The Save Our City committee – for which an Albuquerque Republican state legislator, Rep. Bill Rehm, serves as treasurer – is not yet backing a particular Keller challenger, Vigil said.
Three people have filed candidate registration forms for the mayoral race: Bernalillo County Sheriff Manuel Gonzales, 25-year-old activist Nicholas Bevins, and Patrick Ben Sais.
Vigil said he knows Gonzales since both were in Washington, D.C., last summer. Vigil took part in then-President Donald Trump’s news conference about the Operation Legend crime-fighting initiative, while Gonzales was invited to meet with Trump and then-Attorney General William Barr.
Vigil recently appeared on Gonzales’ video series “Inside the Sheriff’s Office.” In the episode released last month, Vigil spoke about his wife’s death and the frustration of feeling that it could have been prevented.
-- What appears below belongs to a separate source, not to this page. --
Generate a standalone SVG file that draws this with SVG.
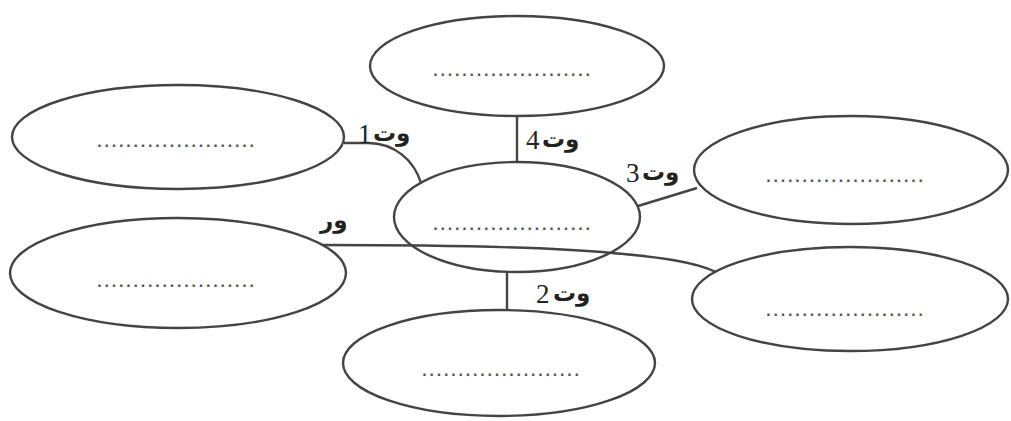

He also praised Gonzales.
“There has to be individuals like yourself, Manny, that really care about the community, that don’t just want to do a photo op and go out to different activities that might be happening throughout the city but never really pay attention to what’s really wrong with the community,” Vigil said in the episode.
Vigil said that is the last time he had spoken to Gonzales and that he has not talked to the sheriff about his mayoral campaign.
Vigil said he has never had a political action committee before, but he has been involved in political events. He spoke in support of Trump during the 2020 Republican National Convention.